→ **Task instructions**: Scan the entries below and report only how many lines contain "React".

(Records with drawing code)
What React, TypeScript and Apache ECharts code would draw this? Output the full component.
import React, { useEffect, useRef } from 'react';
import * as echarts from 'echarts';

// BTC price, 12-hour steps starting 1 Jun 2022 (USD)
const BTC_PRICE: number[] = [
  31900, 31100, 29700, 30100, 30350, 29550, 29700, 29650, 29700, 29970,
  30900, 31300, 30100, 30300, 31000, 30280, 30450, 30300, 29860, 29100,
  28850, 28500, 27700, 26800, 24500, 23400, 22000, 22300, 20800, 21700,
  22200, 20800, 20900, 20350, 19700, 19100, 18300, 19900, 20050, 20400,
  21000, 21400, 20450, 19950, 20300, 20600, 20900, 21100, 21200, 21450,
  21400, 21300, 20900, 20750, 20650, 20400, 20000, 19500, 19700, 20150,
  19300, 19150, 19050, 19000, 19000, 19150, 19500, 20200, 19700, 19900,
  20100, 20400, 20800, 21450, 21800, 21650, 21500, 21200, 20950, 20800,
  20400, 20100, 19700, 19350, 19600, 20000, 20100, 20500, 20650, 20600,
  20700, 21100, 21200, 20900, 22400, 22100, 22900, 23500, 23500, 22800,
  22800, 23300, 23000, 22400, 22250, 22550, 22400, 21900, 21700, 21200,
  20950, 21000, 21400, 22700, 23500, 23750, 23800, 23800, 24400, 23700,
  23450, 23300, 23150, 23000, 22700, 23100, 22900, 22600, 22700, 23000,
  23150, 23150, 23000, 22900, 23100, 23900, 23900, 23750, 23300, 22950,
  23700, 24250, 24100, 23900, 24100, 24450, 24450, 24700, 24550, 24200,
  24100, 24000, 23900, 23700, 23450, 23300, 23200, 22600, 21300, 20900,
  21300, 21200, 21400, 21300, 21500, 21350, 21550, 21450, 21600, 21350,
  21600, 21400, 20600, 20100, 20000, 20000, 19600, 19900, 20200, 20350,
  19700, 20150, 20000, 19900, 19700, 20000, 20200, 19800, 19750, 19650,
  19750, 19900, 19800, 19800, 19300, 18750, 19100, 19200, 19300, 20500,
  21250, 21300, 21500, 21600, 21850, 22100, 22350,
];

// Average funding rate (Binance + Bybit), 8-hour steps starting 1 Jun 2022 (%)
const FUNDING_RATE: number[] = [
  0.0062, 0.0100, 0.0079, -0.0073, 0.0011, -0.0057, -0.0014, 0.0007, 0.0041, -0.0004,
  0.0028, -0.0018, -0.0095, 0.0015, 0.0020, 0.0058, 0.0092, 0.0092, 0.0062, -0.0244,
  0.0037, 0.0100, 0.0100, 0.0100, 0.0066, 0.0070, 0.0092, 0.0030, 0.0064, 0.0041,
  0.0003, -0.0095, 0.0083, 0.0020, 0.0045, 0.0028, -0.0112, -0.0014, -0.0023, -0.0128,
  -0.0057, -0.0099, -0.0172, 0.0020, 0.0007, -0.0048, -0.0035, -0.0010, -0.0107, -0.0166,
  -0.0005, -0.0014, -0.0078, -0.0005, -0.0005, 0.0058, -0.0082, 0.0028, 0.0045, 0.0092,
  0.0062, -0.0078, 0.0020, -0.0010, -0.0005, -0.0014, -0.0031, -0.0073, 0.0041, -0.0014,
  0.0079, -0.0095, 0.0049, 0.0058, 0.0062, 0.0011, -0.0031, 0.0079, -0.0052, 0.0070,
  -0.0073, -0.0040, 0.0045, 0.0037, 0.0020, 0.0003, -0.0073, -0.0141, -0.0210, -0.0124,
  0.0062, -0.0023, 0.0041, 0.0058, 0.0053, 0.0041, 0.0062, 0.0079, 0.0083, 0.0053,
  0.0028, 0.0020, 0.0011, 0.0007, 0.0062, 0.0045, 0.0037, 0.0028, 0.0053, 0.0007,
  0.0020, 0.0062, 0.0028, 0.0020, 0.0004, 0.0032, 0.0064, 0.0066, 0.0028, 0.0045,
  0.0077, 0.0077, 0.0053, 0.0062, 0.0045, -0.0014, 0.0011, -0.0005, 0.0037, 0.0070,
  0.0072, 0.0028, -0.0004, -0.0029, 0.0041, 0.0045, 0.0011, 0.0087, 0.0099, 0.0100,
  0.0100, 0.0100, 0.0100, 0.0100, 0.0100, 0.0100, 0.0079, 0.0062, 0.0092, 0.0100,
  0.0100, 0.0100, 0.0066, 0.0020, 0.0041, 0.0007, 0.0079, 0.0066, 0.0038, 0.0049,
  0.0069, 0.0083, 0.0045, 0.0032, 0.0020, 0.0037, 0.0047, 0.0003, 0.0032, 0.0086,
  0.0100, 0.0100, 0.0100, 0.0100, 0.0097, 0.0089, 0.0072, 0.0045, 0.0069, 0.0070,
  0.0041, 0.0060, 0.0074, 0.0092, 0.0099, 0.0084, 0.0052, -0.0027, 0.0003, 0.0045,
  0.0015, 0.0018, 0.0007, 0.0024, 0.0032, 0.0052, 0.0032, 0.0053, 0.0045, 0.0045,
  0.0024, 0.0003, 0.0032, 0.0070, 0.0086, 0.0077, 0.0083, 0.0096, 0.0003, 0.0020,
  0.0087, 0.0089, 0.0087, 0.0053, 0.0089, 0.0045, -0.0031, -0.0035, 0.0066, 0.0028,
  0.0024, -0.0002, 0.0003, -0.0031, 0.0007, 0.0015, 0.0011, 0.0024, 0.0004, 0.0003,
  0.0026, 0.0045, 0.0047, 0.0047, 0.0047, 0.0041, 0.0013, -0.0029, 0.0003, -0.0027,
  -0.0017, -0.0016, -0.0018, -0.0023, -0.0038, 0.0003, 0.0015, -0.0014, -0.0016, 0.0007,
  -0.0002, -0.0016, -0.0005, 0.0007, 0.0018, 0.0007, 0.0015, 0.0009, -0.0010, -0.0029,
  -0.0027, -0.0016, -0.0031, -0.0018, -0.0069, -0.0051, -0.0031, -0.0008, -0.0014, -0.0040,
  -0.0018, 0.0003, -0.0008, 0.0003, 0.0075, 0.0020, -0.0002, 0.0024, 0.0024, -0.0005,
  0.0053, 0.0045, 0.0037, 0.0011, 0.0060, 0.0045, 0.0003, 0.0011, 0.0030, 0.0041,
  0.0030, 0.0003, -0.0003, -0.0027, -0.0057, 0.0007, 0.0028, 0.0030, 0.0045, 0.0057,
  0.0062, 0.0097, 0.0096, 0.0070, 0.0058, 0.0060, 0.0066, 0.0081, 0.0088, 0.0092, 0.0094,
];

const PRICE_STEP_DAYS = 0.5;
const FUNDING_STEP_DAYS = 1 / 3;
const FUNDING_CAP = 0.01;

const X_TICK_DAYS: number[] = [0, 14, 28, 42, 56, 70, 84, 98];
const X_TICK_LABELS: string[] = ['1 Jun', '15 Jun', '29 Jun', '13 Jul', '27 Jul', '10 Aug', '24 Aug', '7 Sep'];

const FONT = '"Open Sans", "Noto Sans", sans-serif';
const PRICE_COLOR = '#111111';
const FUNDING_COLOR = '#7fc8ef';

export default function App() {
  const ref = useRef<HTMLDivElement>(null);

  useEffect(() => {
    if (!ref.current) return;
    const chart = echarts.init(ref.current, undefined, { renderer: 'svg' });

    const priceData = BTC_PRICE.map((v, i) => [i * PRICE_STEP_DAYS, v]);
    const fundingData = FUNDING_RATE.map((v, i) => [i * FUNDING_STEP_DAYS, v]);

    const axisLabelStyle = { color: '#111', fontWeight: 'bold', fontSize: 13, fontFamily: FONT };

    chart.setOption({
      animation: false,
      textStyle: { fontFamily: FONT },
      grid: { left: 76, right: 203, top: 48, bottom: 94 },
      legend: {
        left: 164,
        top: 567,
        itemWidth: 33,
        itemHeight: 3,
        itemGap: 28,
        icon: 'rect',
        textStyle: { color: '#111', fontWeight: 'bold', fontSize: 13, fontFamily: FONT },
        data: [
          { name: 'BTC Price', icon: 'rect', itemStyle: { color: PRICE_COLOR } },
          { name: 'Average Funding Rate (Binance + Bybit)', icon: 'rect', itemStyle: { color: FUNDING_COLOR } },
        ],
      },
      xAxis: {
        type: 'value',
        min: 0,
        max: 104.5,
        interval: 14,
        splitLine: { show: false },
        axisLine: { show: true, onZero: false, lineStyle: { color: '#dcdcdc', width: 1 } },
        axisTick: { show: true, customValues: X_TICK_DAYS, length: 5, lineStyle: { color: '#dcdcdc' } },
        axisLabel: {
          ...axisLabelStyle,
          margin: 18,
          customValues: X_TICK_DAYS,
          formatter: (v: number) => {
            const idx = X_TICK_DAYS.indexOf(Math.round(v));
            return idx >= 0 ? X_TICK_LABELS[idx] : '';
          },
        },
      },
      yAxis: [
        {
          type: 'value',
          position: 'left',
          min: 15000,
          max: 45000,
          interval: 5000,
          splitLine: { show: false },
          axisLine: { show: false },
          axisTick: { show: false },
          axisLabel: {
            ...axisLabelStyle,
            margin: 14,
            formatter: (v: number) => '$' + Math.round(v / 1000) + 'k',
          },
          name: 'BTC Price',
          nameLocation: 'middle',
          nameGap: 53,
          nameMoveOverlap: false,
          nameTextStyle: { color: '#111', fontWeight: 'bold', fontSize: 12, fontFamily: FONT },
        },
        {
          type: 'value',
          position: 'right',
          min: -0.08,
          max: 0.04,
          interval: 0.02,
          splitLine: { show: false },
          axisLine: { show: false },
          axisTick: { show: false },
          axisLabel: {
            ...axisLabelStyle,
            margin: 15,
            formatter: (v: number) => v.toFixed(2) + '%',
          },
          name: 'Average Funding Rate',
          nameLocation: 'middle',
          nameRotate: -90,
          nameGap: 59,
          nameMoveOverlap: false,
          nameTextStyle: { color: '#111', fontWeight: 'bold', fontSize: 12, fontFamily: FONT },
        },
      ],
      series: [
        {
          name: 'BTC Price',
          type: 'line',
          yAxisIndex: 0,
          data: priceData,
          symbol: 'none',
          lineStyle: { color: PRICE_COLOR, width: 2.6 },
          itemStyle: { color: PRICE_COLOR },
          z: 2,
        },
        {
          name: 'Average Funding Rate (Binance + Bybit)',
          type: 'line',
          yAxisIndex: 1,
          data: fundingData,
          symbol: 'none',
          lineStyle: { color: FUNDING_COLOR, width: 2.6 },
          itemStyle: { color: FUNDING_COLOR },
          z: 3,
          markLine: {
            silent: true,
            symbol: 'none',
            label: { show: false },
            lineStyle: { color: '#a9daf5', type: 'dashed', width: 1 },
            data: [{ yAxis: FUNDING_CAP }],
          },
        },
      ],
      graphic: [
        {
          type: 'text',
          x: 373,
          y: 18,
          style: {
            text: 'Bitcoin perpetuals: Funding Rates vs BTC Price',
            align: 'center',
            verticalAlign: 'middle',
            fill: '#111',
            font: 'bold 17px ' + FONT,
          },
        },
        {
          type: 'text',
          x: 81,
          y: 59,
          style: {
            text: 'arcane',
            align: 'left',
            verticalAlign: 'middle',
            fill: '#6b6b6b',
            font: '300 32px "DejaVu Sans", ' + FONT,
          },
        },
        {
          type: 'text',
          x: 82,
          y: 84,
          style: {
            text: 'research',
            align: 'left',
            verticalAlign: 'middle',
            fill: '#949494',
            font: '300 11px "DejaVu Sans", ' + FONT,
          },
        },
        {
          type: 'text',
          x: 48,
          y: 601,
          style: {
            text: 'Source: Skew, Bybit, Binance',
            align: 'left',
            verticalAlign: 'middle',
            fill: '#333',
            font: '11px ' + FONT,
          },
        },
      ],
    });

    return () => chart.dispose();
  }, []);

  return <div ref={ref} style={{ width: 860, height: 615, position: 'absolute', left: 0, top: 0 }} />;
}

...

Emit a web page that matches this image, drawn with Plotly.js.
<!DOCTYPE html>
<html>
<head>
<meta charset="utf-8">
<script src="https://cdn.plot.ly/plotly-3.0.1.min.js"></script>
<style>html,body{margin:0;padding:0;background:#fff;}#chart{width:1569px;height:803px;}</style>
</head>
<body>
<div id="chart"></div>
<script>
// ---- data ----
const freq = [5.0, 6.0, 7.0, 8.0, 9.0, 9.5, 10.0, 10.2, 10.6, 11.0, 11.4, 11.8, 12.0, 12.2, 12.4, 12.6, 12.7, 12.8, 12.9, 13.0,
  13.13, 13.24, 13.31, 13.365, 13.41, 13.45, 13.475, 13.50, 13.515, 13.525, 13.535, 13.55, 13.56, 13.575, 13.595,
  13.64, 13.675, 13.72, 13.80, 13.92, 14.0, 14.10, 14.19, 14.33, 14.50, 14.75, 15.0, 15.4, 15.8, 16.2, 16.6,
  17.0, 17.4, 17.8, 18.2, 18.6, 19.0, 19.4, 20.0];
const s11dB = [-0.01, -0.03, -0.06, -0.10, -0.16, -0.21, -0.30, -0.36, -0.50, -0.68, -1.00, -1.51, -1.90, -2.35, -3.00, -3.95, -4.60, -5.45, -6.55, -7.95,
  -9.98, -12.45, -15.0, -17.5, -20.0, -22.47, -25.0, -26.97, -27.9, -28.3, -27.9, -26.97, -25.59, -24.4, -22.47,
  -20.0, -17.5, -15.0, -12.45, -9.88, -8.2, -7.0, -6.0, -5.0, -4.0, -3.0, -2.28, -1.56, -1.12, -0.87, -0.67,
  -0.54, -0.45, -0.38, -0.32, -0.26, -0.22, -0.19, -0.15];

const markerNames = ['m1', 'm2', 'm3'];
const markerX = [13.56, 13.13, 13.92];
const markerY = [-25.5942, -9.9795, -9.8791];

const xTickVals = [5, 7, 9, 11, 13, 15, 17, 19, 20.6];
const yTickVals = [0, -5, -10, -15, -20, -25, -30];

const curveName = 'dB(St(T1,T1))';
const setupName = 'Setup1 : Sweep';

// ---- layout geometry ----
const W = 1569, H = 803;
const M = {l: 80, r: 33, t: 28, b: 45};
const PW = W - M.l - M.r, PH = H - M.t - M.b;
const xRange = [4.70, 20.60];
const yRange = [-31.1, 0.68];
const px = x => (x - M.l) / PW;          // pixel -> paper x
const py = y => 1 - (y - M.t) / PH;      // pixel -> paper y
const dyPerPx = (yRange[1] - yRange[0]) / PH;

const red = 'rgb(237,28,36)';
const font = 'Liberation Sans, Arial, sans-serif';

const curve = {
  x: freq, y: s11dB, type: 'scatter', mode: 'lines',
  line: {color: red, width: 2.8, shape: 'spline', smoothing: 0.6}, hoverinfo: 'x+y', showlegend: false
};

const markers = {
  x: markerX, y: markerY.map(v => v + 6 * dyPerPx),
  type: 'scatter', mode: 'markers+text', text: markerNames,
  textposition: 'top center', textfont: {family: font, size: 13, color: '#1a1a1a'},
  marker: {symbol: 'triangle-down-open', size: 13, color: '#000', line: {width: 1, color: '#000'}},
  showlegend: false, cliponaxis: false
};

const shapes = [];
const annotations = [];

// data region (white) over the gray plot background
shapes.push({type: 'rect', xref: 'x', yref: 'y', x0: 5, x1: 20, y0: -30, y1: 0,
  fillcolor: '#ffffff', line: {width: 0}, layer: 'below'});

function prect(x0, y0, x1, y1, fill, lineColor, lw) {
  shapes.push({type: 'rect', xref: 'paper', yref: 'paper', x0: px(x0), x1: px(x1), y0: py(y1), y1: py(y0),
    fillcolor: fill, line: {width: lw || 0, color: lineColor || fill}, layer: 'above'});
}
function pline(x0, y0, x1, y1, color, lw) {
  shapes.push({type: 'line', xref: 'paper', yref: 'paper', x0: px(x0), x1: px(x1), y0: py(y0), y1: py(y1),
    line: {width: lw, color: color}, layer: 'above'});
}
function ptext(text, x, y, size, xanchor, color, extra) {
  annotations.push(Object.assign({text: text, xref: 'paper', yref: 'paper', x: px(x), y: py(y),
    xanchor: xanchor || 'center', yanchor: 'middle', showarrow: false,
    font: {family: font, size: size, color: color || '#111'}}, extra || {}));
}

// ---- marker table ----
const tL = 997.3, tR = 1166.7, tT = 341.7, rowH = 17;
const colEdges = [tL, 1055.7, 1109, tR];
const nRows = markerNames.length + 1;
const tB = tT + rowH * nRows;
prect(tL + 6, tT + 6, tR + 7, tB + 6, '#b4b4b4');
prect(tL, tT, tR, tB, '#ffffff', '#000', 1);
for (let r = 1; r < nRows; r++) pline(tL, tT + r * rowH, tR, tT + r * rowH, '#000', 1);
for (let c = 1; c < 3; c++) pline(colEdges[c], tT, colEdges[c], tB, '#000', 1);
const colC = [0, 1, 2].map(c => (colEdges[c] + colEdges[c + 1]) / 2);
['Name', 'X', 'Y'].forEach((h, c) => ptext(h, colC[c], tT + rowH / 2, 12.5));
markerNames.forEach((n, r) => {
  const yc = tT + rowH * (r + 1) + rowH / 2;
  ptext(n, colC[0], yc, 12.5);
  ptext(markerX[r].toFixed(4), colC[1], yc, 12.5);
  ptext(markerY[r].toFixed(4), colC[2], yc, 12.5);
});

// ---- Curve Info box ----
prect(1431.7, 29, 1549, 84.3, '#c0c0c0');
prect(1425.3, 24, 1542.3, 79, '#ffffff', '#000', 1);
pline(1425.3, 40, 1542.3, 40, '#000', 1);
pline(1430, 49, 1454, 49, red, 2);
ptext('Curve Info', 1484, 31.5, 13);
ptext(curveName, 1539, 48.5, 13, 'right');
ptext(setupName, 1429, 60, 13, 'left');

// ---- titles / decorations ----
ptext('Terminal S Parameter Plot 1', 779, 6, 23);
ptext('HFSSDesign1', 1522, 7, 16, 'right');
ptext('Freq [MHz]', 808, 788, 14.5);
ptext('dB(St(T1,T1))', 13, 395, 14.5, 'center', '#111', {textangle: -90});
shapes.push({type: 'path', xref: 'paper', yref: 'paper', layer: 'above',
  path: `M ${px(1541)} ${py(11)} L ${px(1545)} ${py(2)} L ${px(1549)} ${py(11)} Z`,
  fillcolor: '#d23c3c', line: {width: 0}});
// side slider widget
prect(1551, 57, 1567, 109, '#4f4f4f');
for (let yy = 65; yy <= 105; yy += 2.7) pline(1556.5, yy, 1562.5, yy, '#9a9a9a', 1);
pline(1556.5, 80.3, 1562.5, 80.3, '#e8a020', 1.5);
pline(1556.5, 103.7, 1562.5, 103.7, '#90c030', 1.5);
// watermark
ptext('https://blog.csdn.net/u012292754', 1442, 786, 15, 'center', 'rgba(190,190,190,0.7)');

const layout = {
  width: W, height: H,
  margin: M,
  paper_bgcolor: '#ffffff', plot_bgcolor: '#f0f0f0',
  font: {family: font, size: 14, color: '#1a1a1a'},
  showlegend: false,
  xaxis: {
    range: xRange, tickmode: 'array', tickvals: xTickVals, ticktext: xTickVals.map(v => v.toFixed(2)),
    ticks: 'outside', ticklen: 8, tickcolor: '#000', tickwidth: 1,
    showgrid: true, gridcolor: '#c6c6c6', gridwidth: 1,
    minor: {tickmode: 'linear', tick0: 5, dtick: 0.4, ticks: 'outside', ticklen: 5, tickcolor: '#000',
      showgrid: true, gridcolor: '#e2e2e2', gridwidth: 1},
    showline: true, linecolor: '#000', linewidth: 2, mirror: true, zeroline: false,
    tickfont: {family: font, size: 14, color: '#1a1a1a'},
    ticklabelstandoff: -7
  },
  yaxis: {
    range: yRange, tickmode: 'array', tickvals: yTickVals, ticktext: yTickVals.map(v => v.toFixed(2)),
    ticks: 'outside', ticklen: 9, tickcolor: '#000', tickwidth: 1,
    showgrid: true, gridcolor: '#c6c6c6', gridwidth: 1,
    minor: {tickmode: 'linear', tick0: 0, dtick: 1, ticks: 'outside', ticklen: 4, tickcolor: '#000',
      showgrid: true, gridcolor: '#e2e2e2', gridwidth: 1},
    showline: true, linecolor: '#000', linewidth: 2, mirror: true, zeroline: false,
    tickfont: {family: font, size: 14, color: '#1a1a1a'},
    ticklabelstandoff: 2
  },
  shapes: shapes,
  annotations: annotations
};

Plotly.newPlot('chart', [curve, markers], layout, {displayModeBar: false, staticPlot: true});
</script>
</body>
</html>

→ **Worked answer**: 2